Critics called out the authors publicly, though Sufrin and Kurtzer stood by their choice.

“If we bury his work, we lose the chance to talk about who was paying for these studies and how philanthropies changed their budgets because of them,” Sufrin said. “Is there a relationship between his documented obsession with women having more Jewish babies and this unwelcome pattern of touching Jewish women insubordinates in the field?”

But in regards to Carlebach, she noted that at least when others sing his songs, the songs become as much theirs as his.

Cantor Joanna Dulkin, of Adath Jeshurun in Minnetonka, Minn., was emblematic of the dilemma many like her face.

“I became the cantor I am because of people like Shlomo Carlebach.
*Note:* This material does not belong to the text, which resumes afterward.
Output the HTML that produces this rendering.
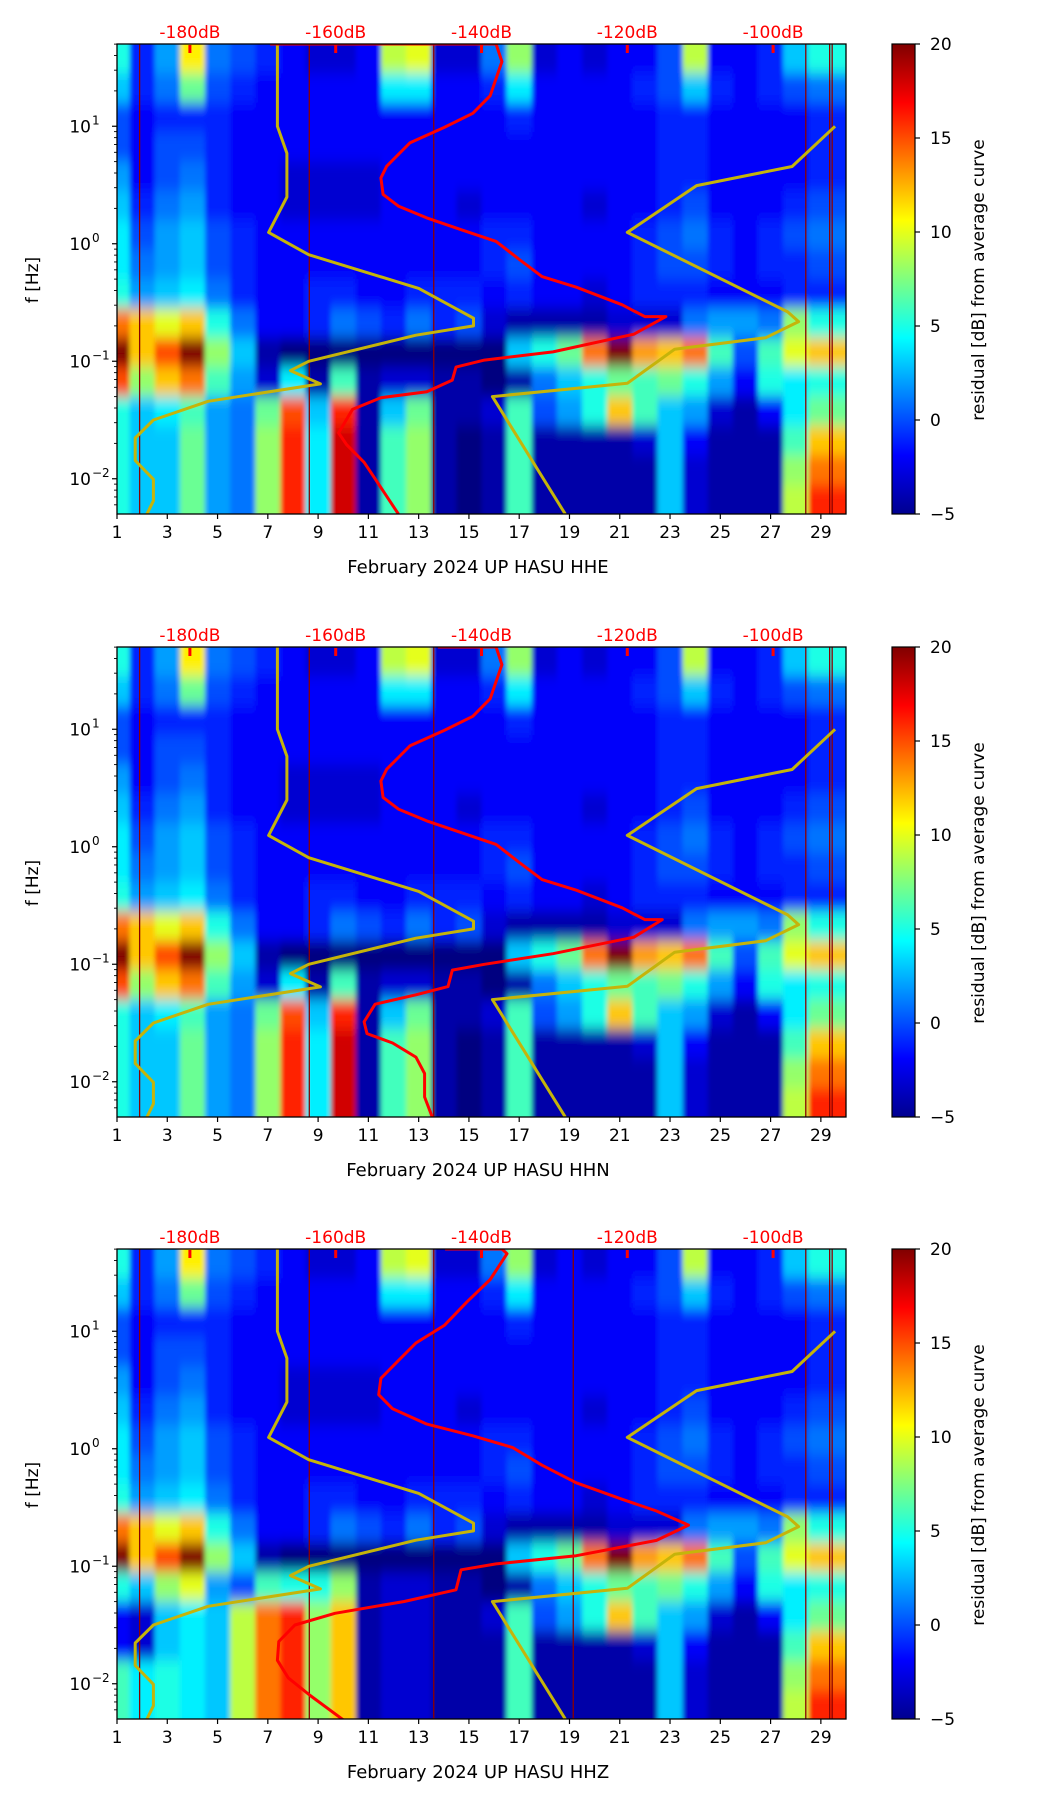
<!DOCTYPE html>
<html><head><meta charset="utf-8">
<style>
html,body{margin:0;padding:0;background:#fff;}
svg{display:block;}
text{font-family:"DejaVu Sans","Liberation Sans",sans-serif;}
</style></head>
<body>
<svg id="fig" width="1052" height="1806" viewBox="0 0 1052 1806" xmlns="http://www.w3.org/2000/svg">
<defs>
<filter id="blur" x="-5%" y="-5%" width="110%" height="110%"><feGaussianBlur stdDeviation="2.5 7"/></filter>
<linearGradient id="jetgrad" x1="0" y1="1" x2="0" y2="0">
<stop offset="0" stop-color="#00008f"/><stop offset="0.125" stop-color="#0000ff"/>
<stop offset="0.375" stop-color="#00ffff"/><stop offset="0.625" stop-color="#ffff00"/>
<stop offset="0.875" stop-color="#ff0000"/><stop offset="1" stop-color="#800000"/>
</linearGradient>
</defs>
</svg>
<script>
// ---- data ----
const days = [1,2,3,4,5,6,7,8,9,10,11,12,13,14,15,16,17,18,19,20,21,22,23,24,25,26,27,28,29];
const bandTopLog = [1.7,1.45,1.2,0.95,0.7,0.45,0.2,-0.05,-0.3,-0.55,-0.8,-1.05,-1.3,-1.55,-1.8,-2.05];
const xTicks = [1,3,5,7,9,11,13,15,17,19,21,23,25,27,29];
const yTickExp = [1,0,-1,-2];
const cbTicks = [20,15,10,5,0,-5];
const dbTicks = [-180,-160,-140,-120,-100];
const titles = ["February 2024 UP HASU  HHE","February 2024 UP HASU  HHN","February 2024 UP HASU  HHZ"];

const grid1 = [
[5,-1,2,11,1,0,-1,-2,-3,-3,-2,9,10,-3,-3,1,8,-3,-2,-3,-2,-2,0,9,-2,-2,-1,3,5],
[3,-1,1,7,0,-1,-2,-2,-2,-2,-2,4,4,-2,-2,-1,4,-2,-2,-2,-2,-1,0,3,-1,-2,-1,0,1],
[0,-2,-1,-1,-1,-2,-2,-2,-2,-2,-2,-2,-2,-2,-2,-2,-1,-2,-2,-2,-2,-2,-1,-1,-2,-2,-2,-2,-1],
[0,-2,0,0,-1,-2,-2,-2,-2,-2,-2,-2,-2,-2,-2,-2,-2,-2,-2,-2,-2,-2,-1,-1,-2,-2,-2,-2,-1],
[2,-2,0,1,-1,-2,-2,-3,-3,-3,-3,-2,-2,-2,-2,-2,-2,-2,-2,-2,-2,-2,-1,-1,-2,-2,-2,-2,-1],
[3,-1,1,2,-1,-2,-2,-3,-3,-3,-3,-2,-2,-2,-3,-2,-2,-2,-2,-3,-2,-2,-1,0,-2,-2,-2,-1,0],
[4,0,2,3,0,-1,-2,-2,-2,-2,-2,-2,-2,-2,-2,-1,-1,-2,-2,-2,-2,-1,0,1,-1,-2,-1,0,1],
[4,1,2,3,0,-1,-2,-2,-2,-2,-2,-2,-2,-2,-2,-1,0,-2,-2,-2,-2,-1,0,0,-1,-2,-1,-1,0],
[5,2,3,4,1,-1,-2,-2,-1,-1,-2,-2,-1,-1,-1,-2,-1,-2,-2,-3,-2,-1,-1,-1,-2,-2,-2,-1,-1],
[14,12,10,12,5,1,-2,-2,-1,1,0,-1,1,-1,0,-3,-4,-4,-4,-4,-3,-3,-3,1,2,2,1,8,5],
[20,12,15,20,8,3,-4,-5,-5,-5,-5,-5,-5,-5,-5,-5,3,5,7,14,20,13,12,14,6,0,6,10,12],
[15,8,12,14,6,2,-3,4,-4,6,-4,-3,-3,-4,-4,-5,-4,1,3,5,7,6,7,5,2,-2,5,4,5],
[5,3,4,6,2,1,7,15,3,16,-4,3,7,-4,-4,-3,6,0,2,5,12,6,3,2,-3,-4,-2,4,7],
[5,3,3,7,2,1,8,16,4,18,-4,6,8,-4,-5,-4,6,-4,-4,-4,-4,-3,3,-2,-4,-4,-4,6,12],
[5,3,3,7,2,1,8,16,4,18,-4,6,8,-4,-5,-4,6,-4,-4,-4,-4,-4,3,-3,-4,-4,-4,8,14],
[5,3,3,7,2,1,8,16,4,18,-4,6,8,-4,-5,-4,6,-4,-4,-4,-4,-4,3,-3,-4,-4,-4,9,16]
];
// HHZ low-frequency bands (rows 11..15), days 1..15
const grid3Low = [
[5,3,8,10,2,0,6,5,5,8,-4,-3,-3,-4,-4],
[-2,-3,3,4,3,9,14,16,8,12,-4,-3,-3,-4,-4],
[-2,-3,3,4,3,9,14,16,8,12,-4,-3,-3,-4,-4],
[6,4,5,4,3,9,14,16,8,12,-4,-3,-3,-4,-4],
[6,4,5,4,3,9,14,16,8,12,-4,-3,-3,-4,-4]
];

// Peterson noise models (period s, dB)
const nlnmPeriod = [0.02,0.1,0.17,0.4,0.8,1.24,2.4,4.3,5,6,10,12,15.6,21.9,31.6,45,70,101,154,200];
const nlnmDb =     [-168,-168,-166.7,-166.7,-169.2,-163.7,-148.6,-141.1,-141.1,-149.0,-163.7,-166.2,-162.1,-177.5,-185,-187.5,-187.5,-185,-185,-185.9];
const nhnmPeriod = [0.1,0.22,0.32,0.8,3.8,4.6,6.3,7.9,15.4,20,200];
const nhnmDb =     [-91.5,-97.4,-110.5,-120,-98,-96.5,-101,-113.5,-120,-138.5,-128.5];

// average PSD curves (dB, log10 f)
const red1Db = [-169,-138,-137.2,-138.8,-141.2,-145.1,-149.8,-151.4,-153,-153.8,-153.5,-151.4,-147.5,-142.8,-138,-134.9,-131.7,-127,-120.7,-117.6,-114.7,-119.1,-130.2,-139.6,-143.5,-144,-147.5,-153.8,-157.7,-159.6,-158.5,-156.1,-154.6,-151.4];
const red1Log = [1.7,1.7,1.55,1.26,1.11,0.99,0.86,0.76,0.66,0.56,0.42,0.32,0.22,0.12,0.02,-0.13,-0.28,-0.37,-0.52,-0.62,-0.62,-0.77,-0.92,-0.99,-1.05,-1.16,-1.26,-1.31,-1.41,-1.61,-1.71,-1.86,-2.0,-2.3];
const red2Db = [-146,-138,-137.2,-138.8,-141.2,-145.1,-149.8,-151.4,-153,-153.8,-153.5,-151.4,-147.5,-142.8,-138,-134.9,-131.7,-127,-120.7,-117.6,-115.2,-119.1,-130.2,-139.6,-144,-144.6,-149,-154.6,-156.1,-155.7,-152.2,-149,-147.8,-147.8,-146.7];
const red2Log = [1.7,1.7,1.55,1.26,1.11,0.99,0.86,0.76,0.66,0.56,0.42,0.32,0.22,0.12,0.02,-0.13,-0.28,-0.37,-0.52,-0.62,-0.62,-0.77,-0.91,-1.0,-1.05,-1.19,-1.26,-1.34,-1.49,-1.59,-1.67,-1.79,-1.93,-2.13,-2.31];
const red3Db = [-145,-137.2,-136.5,-138.8,-142,-145.1,-149,-151.4,-153.8,-154.1,-152.2,-147.5,-141.2,-135.7,-131.7,-127,-120.7,-116,-111.6,-116,-127,-138,-142.8,-143.5,-150.6,-160.1,-165.6,-167.8,-168,-166.5,-163.5,-158.9];
const red3Log = [1.7,1.7,1.66,1.44,1.25,1.05,0.9,0.75,0.6,0.46,0.34,0.21,0.11,0.01,-0.14,-0.29,-0.43,-0.53,-0.65,-0.78,-0.91,-0.98,-1.03,-1.2,-1.3,-1.4,-1.5,-1.64,-1.8,-1.95,-2.1,-2.31];

const vlines1 = [1.9,8.65,13.6,28.4,29.35,29.45];
const vlines3 = [1.9,8.65,13.6,19.15,28.4,29.35,29.45];

// ---- layout ----
const NS = "http://www.w3.org/2000/svg";
const svg = document.getElementById('fig');
const L = 117, W = 729, H = 470;
const tops = [44, 647, 1249];
const CBX = 892, CBW = 23;
function el(tag, attrs, parent){const e=document.createElementNS(NS,tag);for(const k in attrs)e.setAttribute(k,attrs[k]);(parent||svg).appendChild(e);return e;}
function jet(v){let t=(v+5)/25;t=Math.max(0,Math.min(1,t));
 const c=x=>Math.round(255*Math.max(0,Math.min(1,1.5-Math.abs(4*t-x))));
 return `rgb(${c(3)},${c(2)},${c(1)})`;}

function panel(p){
 const T = tops[p];
 const xs = d => L + (d-1)/29*W;
 const ys = lg => T + (1.7-lg)/4*H;
 const xdb = db => L + (db+190)/100*W;
 const g = el('g',{});
 const cp = el('clipPath',{id:'clip'+p},g);
 el('rect',{x:L,y:T,width:W,height:H},cp);
 const plot = el('g',{'clip-path':`url(#clip${p})`},g);
 
 
 el('rect',{x:L,y:T,width:W,height:H,fill:'#00008f'},plot);
 const hm = el('g',{filter:'url(#blur)'},plot);
 
 
 for(let r=0;r<bandTopLog.length;r++){
  for(let c=0;c<days.length;c++){
   let v = grid1[r][c];
   if(p===2 && r>=11 && c<15) v = grid3Low[r-11][c];
   let x0 = xs(days[c]-0.5), x1 = xs(days[c]+0.5);
   let y0 = ys(bandTopLog[r]), y1 = ys(bandTopLog[r]-0.25);
   if(c===0) x0-=20; if(c===days.length-1) x1+=40;
   if(r===0) y0-=20; if(r===bandTopLog.length-1) y1+=20;
   const rc = el('rect',{x:x0,y:y0,width:x1-x0+0.5,height:y1-y0+0.5,fill:jet(v)},hm);
   
   
  }
 }
 const vl = p===2?vlines3:vlines1;
 vl.forEach(d=>{const ln=el('line',{x1:xs(d),x2:xs(d),y1:T,y2:T+H,stroke:'#8b0000','stroke-width':1.3},plot);
  });
 // noise models
 const nm = (per,db)=>per.map((P,i)=>`${xdb(db[i]).toFixed(1)},${ys(-Math.log10(P)).toFixed(1)}`).join(' ');
 const nl = el('polyline',{points:nm(nlnmPeriod,nlnmDb),fill:'none',stroke:'#c5b40a','stroke-width':3,'stroke-linejoin':'round'},plot);
 
 const nh = el('polyline',{points:nm(nhnmPeriod,nhnmDb),fill:'none',stroke:'#c5b40a','stroke-width':3,'stroke-linejoin':'round'},plot);
 
 const rd=[red1Db,red2Db,red3Db][p], rl=[red1Log,red2Log,red3Log][p];
 const rp = el('polyline',{points:rd.map((d,i)=>`${xdb(d).toFixed(1)},${ys(rl[i]).toFixed(1)}`).join(' '),fill:'none',stroke:'#ff0000','stroke-width':3,'stroke-linejoin':'round'},plot);
 
 // frame
 el('rect',{x:L,y:T,width:W,height:H,fill:'none',stroke:'#000','stroke-width':1.3},g);
 // x ticks
 xTicks.forEach(d=>{const x=xs(d);
  el('line',{x1:x,x2:x,y1:T+H,y2:T+H+5,stroke:'#000','stroke-width':1.2},g);
  const t=el('text',{x:x,y:T+H+24,'font-size':17,'text-anchor':'middle',fill:'#000'},g);t.textContent=d;
  });
 const xt=el('text',{x:478,y:T+H+59,'font-size':18,'text-anchor':'middle',fill:'#000'},g);
 xt.textContent=titles[p];
 // y ticks
 for(let e=-3;e<=1;e++){for(let k=1;k<10;k++){const lg=e+Math.log10(k);if(lg<-2.301||lg>1.7)continue;
  const y=ys(lg);el('line',{x1:L-(k===1?5:3),x2:L,y1:y,y2:y,stroke:'#000','stroke-width':k===1?1.2:0.9},g);}}
 yTickExp.forEach(e=>{const y=ys(e);
  const t=el('text',{x:L-26,y:y+6,'font-size':17,'text-anchor':'end',fill:'#000'},g);t.textContent='10';
  
  const s=el('text',{x:L-25,y:y-2,'font-size':12,'text-anchor':'start',fill:'#000'},g);s.textContent=e<0?'\u2212'+(-e):''+e;});
 const yt=el('text',{x:38,y:T+236,'font-size':17,'text-anchor':'middle',fill:'#000',transform:`rotate(-90 38 ${T+236})`},g);
 yt.textContent='f [Hz]';
 // top dB axis
 dbTicks.forEach(db=>{const x=xdb(db);
  el('rect',{x:x-1.5,y:T+1,width:3,height:8,fill:'#ff0000'},g);
  const t=el('text',{x:x,y:T-6,'font-size':17,'text-anchor':'middle',fill:'#ff0000'},g);t.textContent=db+'dB';
  });
 // colorbar
 const cb=el('rect',{x:CBX,y:T,width:CBW,height:H,fill:'url(#jetgrad)',stroke:'#000','stroke-width':1.2},g);
 
 cbTicks.forEach(v=>{const y=T+(20-v)/25*H;
  el('line',{x1:CBX+CBW,x2:CBX+CBW+5,y1:y,y2:y,stroke:'#000','stroke-width':1.2},g);
  const t=el('text',{x:CBX+CBW+15,y:y+6,'font-size':17,fill:'#000'},g);t.textContent=v<0?'\u2212'+(-v):v;
  });
 const ct=el('text',{x:984,y:T+236,'font-size':17,'text-anchor':'middle',fill:'#000',transform:`rotate(-90 984 ${T+236})`},g);
 ct.textContent='residual [dB] from average curve';
}
[0,1,2].forEach(panel);
</script>
</body></html>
I became one of those guitar-toting people spreading the love,” she said. “It combines everything I love to do.” She prefaced that by noting that she was a survivor of sexual assault; it happened at Jewish summer camp.

“I had an awakening as a result of my trauma that part of my calling as a clergy person and as a leader is to amplify voices of people like me, saying that it is anyone and everyone. Not only were our abusers people of substance and status, but the survivors are too.”

Did Carlebach think her father’s music should still be performed?

“When it comes to praising God and being close to God every community has to make their own decision,” she said, responding to a Zoom particpant’s question. “Everyone has to find their own way to their highest self.”

Noting that she herself didn’t sing his songs for some time, now she does so with great pride.

“I’ll struggle with my father for the rest of my life,” she said, “but I don’t struggle with the music anymore, because it was a gift.”